Von der Leyen, Borrell'le de ayrı düştü

İsrail - Filistin gerilimi konusunda von der Leyen ile AB Dış Politika Yüksek Temsilcisi Josep Borrell arasında da görüş ayrılığı ortaya çıktı.

Borrell İsrail'in, Hamas'ın saldırılarına uluslararası hukuk çerçevesinde karşılık vermesi gerektiğinin altını ısrarla çizdi.

AB Konseyi Başkanı Charles Michel, Komisyon başkanı von der Leyen’in sert eleştirilere hedef olması beklenen Çarşamba günkü Avrupa Parlamentosu toplantısı öncesi, birlik üyesi ülkelerin liderlerini sanal zirveye çağırdı.

Belçika ve Hollanda basınına konuşan Brüksel’deki diplomatik kaynaklar, “birlik, beraberlik görüntüsü” amacıyla düzenlenen zirvenin, AB içindeki bölünme ve görüş ayrılıklarını da su yüzüne çıkaracağı endişesini taşıyordu.

İngiltere’de yayımlanan Financial Times gazetesine konuşan bir AB diplomatı, birliğin tepesindeki bu gelişme ve yarattığı sonuçları “saçma bir kakofoni” olarak değerlendirdi.

Salı akşamı internet üzerinden gerçekleştirilen ve 26 ülkenin liderinin katıldığı zirvede AB Konseyi, von der Leyen’in aksine, daha dengeli bir tutum izledi.

Michel, düzenlediği basın toplantısında, 26 AB üyesi liderinin üzerinde anlaştığı konuları şöyle açıkladı:

“Hamas'ın saldırılarının hiçbir mazereti olamaz. Rehinelerin derhal serbest bırakılması gerekiyor.

“Gazze Şeridi'ndeki Filistinli sivillerin insani yardım alma hakkı vardır.

“Savaşın bölgeye yayılmasını önlemek için diplomasiye daha fazla enerji ayrılması gerekiyor.

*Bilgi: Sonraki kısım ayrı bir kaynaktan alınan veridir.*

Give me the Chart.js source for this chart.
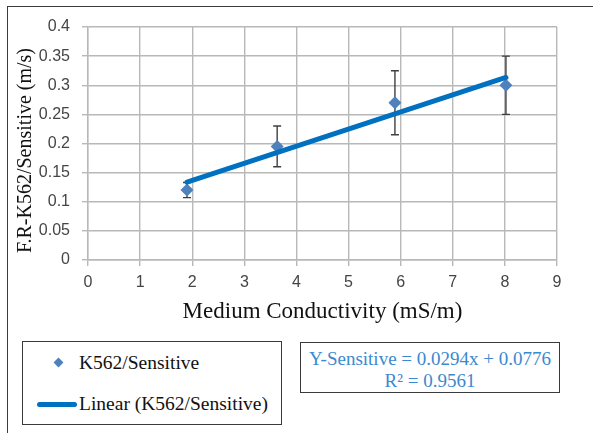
<!DOCTYPE html>
<html>
<head>
<meta charset="utf-8">
<script src="https://cdn.jsdelivr.net/npm/chart.js@4.4.1/dist/chart.umd.min.js"></script>
<style>
html,body{margin:0;padding:0;background:#fff;overflow:hidden;}
#wrap{position:relative;width:593px;height:433px;overflow:hidden;}
#frame{position:absolute;left:7px;top:6px;width:700px;height:600px;border-left:1.6px solid #3c3c3c;border-top:1.6px solid #3c3c3c;}
#c{position:absolute;left:0;top:0;}
.box{position:absolute;border:1.5px solid #3a3a3a;background:#fff;box-sizing:border-box;font-family:"Liberation Serif","Times New Roman",serif;}
#legend{left:22px;top:341px;width:260px;height:84px;color:#111;font-size:19.5px;}
.lrow{position:absolute;left:56px;white-space:nowrap;line-height:22px;}
#diamond{position:absolute;left:32px;top:17px;width:7px;height:7px;background:#4f81bd;transform:rotate(45deg);}
#lsample{position:absolute;left:14px;top:60px;width:40px;height:5px;background:#0070c0;border-radius:2.5px;}
#eq{left:300px;top:342px;width:260px;height:51px;color:#3a8ad0;text-align:center;line-height:21.5px;padding-top:5px;font-size:19px;}
</style>
</head>
<body>
<div id="wrap">
<div id="frame"></div>
<canvas id="c" width="593" height="433"></canvas>
<div id="legend" class="box">
  <div id="diamond"></div>
  <div class="lrow" style="top:10px;">K562/Sensitive</div>
  <div id="lsample"></div>
  <div class="lrow" style="top:51px;">Linear (K562/Sensitive)</div>
</div>
<div id="eq" class="box">
  <div id="eqLine1"></div>
  <div id="eqLine2"></div>
</div>
</div>
<script>
// ---- data ----
const conductivity = [1.9, 3.63, 5.89, 8.02];        // mS/m
const velocity = [0.12, 0.195, 0.27, 0.30];          // m/s
const errorBar = [0.013, 0.035, 0.055, 0.05];        // +/- error
const trendX = [1.9, 8.02];
const trendY = [0.1335, 0.3134];
const xTickLabels = ['0','1','2','3','4','5','6','7','8','9'];
const yTickLabels = ['0','0.05','0.1','0.15','0.2','0.25','0.3','0.35','0.4'];
const seriesName = 'K562/Sensitive';
const trendName = 'Linear (K562/Sensitive)';
const equationText = 'Y-Sensitive = 0.0294x + 0.0776';
const r2Text = 'R\u00B2 = 0.9561';
const xTitle = 'Medium Conductivity (mS/m)';
const yTitle = 'F.R-K562/Sensitive (m/s)';

document.getElementById('eqLine1').textContent = equationText;
document.getElementById('eqLine2').textContent = r2Text;

const serifFamily = '"Liberation Serif","Times New Roman",serif';

const errorBarPlugin = {
  id: 'errorBars',
  beforeDatasetsDraw(chart) {
    const {ctx, scales: {x, y}} = chart;
    ctx.save();
    ctx.strokeStyle = '#3f3f3f';
    ctx.lineWidth = 1.4;
    conductivity.forEach((cx, i) => {
      const px = x.getPixelForValue(cx);
      const top = y.getPixelForValue(velocity[i] + errorBar[i]);
      const bot = y.getPixelForValue(velocity[i] - errorBar[i]);
      ctx.beginPath();
      ctx.moveTo(px, top); ctx.lineTo(px, bot);
      ctx.moveTo(px - 4, top); ctx.lineTo(px + 4, top);
      ctx.moveTo(px - 4, bot); ctx.lineTo(px + 4, bot);
      ctx.stroke();
    });
    ctx.restore();
  }
};

const yTitlePlugin = {
  id: 'yTitle',
  afterDraw(chart) {
    const {ctx} = chart;
    ctx.save();
    ctx.translate(26, 150.5);
    ctx.rotate(-Math.PI / 2);
    ctx.font = '20px ' + serifFamily;
    ctx.fillStyle = '#111';
    ctx.textAlign = 'center';
    ctx.textBaseline = 'middle';
    ctx.fillText(yTitle, 0, 0);
    ctx.restore();
  }
};

const gridColor = '#b8b8b8';
const tickFont = {family: '"Liberation Sans",Arial,sans-serif', size: 16};

new Chart(document.getElementById('c'), {
  type: 'scatter',
  data: {
    datasets: [
      {
        label: trendName,
        data: trendX.map((v, i) => ({x: v, y: trendY[i]})),
        showLine: true,
        borderColor: '#0070c0',
        borderWidth: 5,
        borderCapStyle: 'round',
        pointRadius: 0,
        order: 0
      },
      {
        label: seriesName,
        data: conductivity.map((v, i) => ({x: v, y: velocity[i]})),
        pointStyle: 'rectRot',
        pointRadius: 6.5,
        backgroundColor: '#4f81bd',
        borderColor: '#4f81bd',
        borderWidth: 0,
        order: 1
      }
    ]
  },
  options: {
    responsive: false,
    animation: false,
    devicePixelRatio: 1,
    layout: {padding: {left: 0, top: 27, right: 36, bottom: 103}},
    plugins: {legend: {display: false}, tooltip: {enabled: false}},
    scales: {
      x: {
        type: 'linear', min: 0, max: 9,
        afterFit: s => { s.height = 70; },
        ticks: {stepSize: 1, color: '#454545', font: tickFont, padding: 7,
                callback: (v, i) => xTickLabels[i]},
        grid: {color: gridColor, lineWidth: 1.4, tickLength: 6},
        border: {color: gridColor, width: 1.4},
        title: {display: true, text: xTitle, color: '#111', font: {family: serifFamily, size: 23}, padding: {top: 0, bottom: 4}}
      },
      y: {
        type: 'linear', min: 0, max: 0.4,
        afterFit: s => { s.width = 88; },
        ticks: {stepSize: 0.05, color: '#454545', font: tickFont, padding: 12,
                callback: (v, i) => yTickLabels[i]},
        grid: {color: gridColor, lineWidth: 1.4, tickLength: 6},
        border: {color: gridColor, width: 1.4},
        title: {display: false}
      }
    }
  },
  plugins: [errorBarPlugin, yTitlePlugin]
});
</script>
</body>
</html>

“İsrail'in kendini savunma hakkı vardır ancak bunu yaparken uluslararası hukuka saygı duymalıdır.”

Basın toplantısı sırasında İsrail'in Gazze'deki bir hastaneyi bombaladığı haberinin gelmesi üzerine Michel, “bunun uluslararası hukuka uygun olmadığını" vurguladı.

AB Konseyi Başkanı Michel, Gazze Şeridi'nin İsrail tarafından topyekün kuşatılmasına ilişkin bir soru üzerine de, "Suyun ve elektriğin kesilmesi, aynı zamanda gıda ve ilaca izin verilmemesi uluslararası hukuka uygun değildir" dedi.

Zirveye, sadece Macaristan Başbakanı Viktor Orban katılmadı.

Orban, Rusya Devlet Başkanı Vladimir Putin ile görüşmek için Çin’deydi.

Orban, Lahey’deki Uluslararası Ceza Mahkemesi’nin tutuklama kararı sonrası Putin’le görüşen ilk AB üyesi lider oldu.

Charles Michel ve Ursula von der Leyen, AB - ABD Zirvesi için Cuma günü Washington’a gidecek.

Belçika ve Hollanda basınına konuşan diplomatik kaynaklara göre her iki lider kamuoyu önünde farklı bir mesaj verse de, liderlik rekabeti hem Washington temaslarında hem de yaklaşan Avrupa Parlamentosu seçimleri öncesinde kendisini hissettirecek.